LOS ANGELES — A federal judge overseeing a $1 billion plan to combat homelessness in Los Angeles issued a passionate 110-page order outlining his expectations and condemning officials’ ineffectiveness to date in addressing the crisis.
“All of the rhetoric, promises, plans and budgeting cannot obscure the shameful reality of this crisis – that year after year, there are more homeless Angelenos, and year after year, more homeless Angelenos die on the streets,” U.S. District Judge David O. Carter wrote in the order, granting a preliminary injunction sought by the plaintiffs last week.
Specifically, Carter ordered the city and county to shelter all women and children on Los Angeles’ Skid Row within 90 days and every homeless person in the downtown area by mid-October, The Guardian reported.
Elizabeth Mitchell, the attorney for the LA Alliance for Human Rights, clarified the reach of Carter’s sweeping order.
“Skid Row is the epicenter of homelessness in the country, so I think the idea being if we can solve homelessness on Skid Row, we can do that anywhere,” Mitchell told KABC.
According to the TV station, more than an estimated 2,100 people live on Skid Row’s streets.
“But, this ruling is not limited to Skid Row.

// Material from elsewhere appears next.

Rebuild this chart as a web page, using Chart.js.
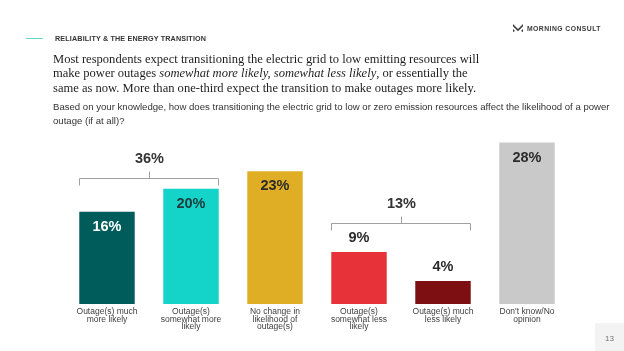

I want to be very clear. That billion dollars is going to address homelessness throughout the city,” Mitchell added.
The alliance, the plaintiff in the lawsuit which resulted in the $1 billion award Carter now holds in escrow, is comprised of business owners and community members disgruntled by local officials’ inaction in addressing the crisis, KABC reported.
Carter’s filing was made a day after Los Angeles Mayor Eric Garcetti vowed to spend nearly $1 billion in the coming year to address the crisis, The Guardian reported.
“…That $1 billion, as represented by Mayor Garcetti, will be placed in escrow,” with a spending plan “accounted for and reported to the Court within seven days,” Carter wrote.
“[Carter] didn’t use the word receivership in his order, but it sure sounds like it to me. He’s taking that billion dollars and saying, ‘You can’t touch a dime of it until you run your spending plan past me,’ and I say that’s OK,” Mitchell told KABC.
In addition to the shelter mandate, Carter also ordered the city’s auditor to examine all public money spent in recent years to combat homelessness, including funds from a 2016 bond measure approved by voters to create 10,000 housing units over a decade, The Guardian reported.